‘Ruined this place’: chorus of boos against JD Vance at Washington concert

‘Ruined this place’: chorus of boos against JD Vance at Washington concert 1

JD Vance, the US vice-president, was booed by the audience as he took his seat at a National Symphony Orchestra concert at Washington’s Kennedy Center on Thursday evening.

As the normal pre-concert announcements got under way, the vice-presidential party filed into the box tier. Booing and jeering erupted in the hall, drowning out the announcements, as Vance and his wife, Usha, took their seats.

Such a vocal, impassioned political protest was a highly unusual event in the normally polite and restrained world of classical music.

Vance ironically acknowledged the yelling and shouts of “You ruined this place!” with a smile and a wave.

Audience members had undergone a full Secret Service security check as Vance’s motorcade drew up at the US’s national performing arts centre, delaying the start of the concert by 25 minutes.

After news of the reaction to Vance at the concert emerged, Richard Grenell, interim director of the Kennedy Center who was recently appointed by Trump, said the crowd was “intolerant”.

In February, Donald Trump sacked the chairman of the Kennedy Center board along with 13 of its trustees, appointing himself the new chair, bringing in foreign policy adviser and close ally Richard Grenell as interim leader, and naming new board members – among them, Usha Vance. She was on the board of the Cincinnati Symphony Orchestra from 2020 to 2022.

“So we took over the Kennedy Center,” the president said at the time. “We didn’t like what they were showing and various other things. We’re going to make sure that it’s good and it’s not going to be woke. There’s no more woke in this country.”

The new board members have recently been given their first tour of the centre, which is home to the Washington Opera as well as the National Symphony Orchestra and hosts about 2,000 performances a year.

Perhaps unsurprisingly, Thursday evening’s concert programme – Shostakovich’s second violin concerto, with Leonidas Kavakos the soloist, followed by Stravinsky’s Petrushka – got off to a slightly shaky start before settling into its stride.

Audience members nervously joked during the intermission about the apposite all-Russian programme, given Vance’s brutal dressing-down of the Ukrainian president, Volodymyr Zelenskyy, during an Oval Office blowup in February that played directly into the hands of the Russian ruler, Vladimir Putin.

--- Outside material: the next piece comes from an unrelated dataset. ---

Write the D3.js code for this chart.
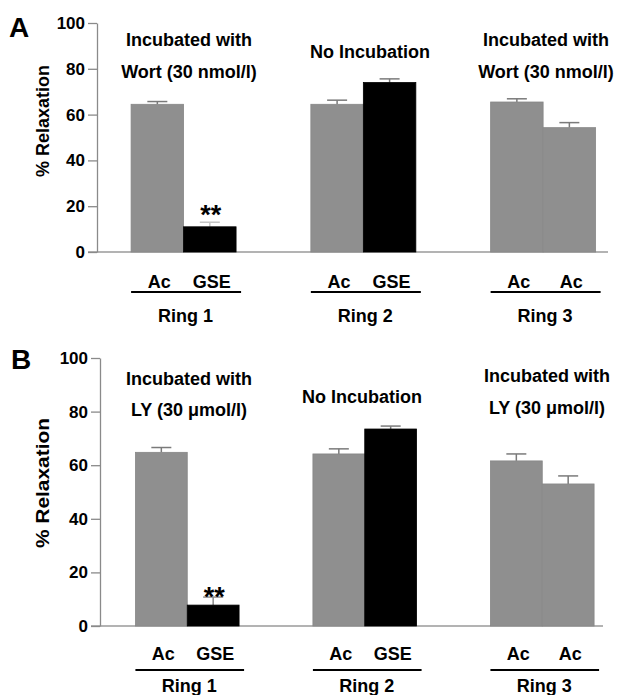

Resistance to Trump’s takeover of the traditionally bipartisan Kennedy Center has begun. The producers of the hit musical Hamilton have withdrawn from a run at the institution, due to take place in 2026, and a number of individual artists have also cancelled appearances.

A group performing on the Millennium Stage in the centre’s foyer – traditional musicians Nora Brown and Stephanie Coleman – had banners onstage with them reading “reinstate queer programming” and “creativity at the Kennedy Center must not be suppressed”.

In a 2016 interview with the New York Times, Vance said he had not realised that people listened to classical music for pleasure as he reflected on his rise through the American class system after the overnight success of his memoir Hillbilly Elegy.

“Elites use different words, eat different foods, listen to different music – I was astonished when I learned that people listened to classical music for pleasure – and generally occupy different worlds from America’s poor,” he said. “Unfortunately, this can make things a little culturally awkward when you leap from one class to the other.”

But the public anger at Vance was brought on by the culture war that he and his allies have unleashed on Washington’s cultural institutions, especially the Kennedy Center.

Vance has staked out a reputation as a cultural conservative and leaned into criticisms of “cancel culture”, saying that modern society was crushing the spirit of young men during an on-stage interview at the Conservative Political Action Conference (Cpac) in February.

“I think our culture sends a message to young men that you should suppress every masculine urge, you should try to cast aside your family, you should try to suppress what makes you a young man in the first place,” he said at Cpac.

“My message to young men is don’t allow this broken culture to send you a message that you’re a bad person because you’re a man.”

Trump tweeted in February, in relation to the his takeover of the centre, “NO MORE DRAG SHOWS, OR OTHER ANTI-AMERICAN PROPAGANDA – ONLY THE BEST.” On Saturday, drag artists rallied outside the Kennedy Center to protest against the attacks on their work.

In February The Kennedy Center announced the cancellation of a Gay Men’s Chorus of Washington DC concert scheduled to coincide with May’s Pride celebrations.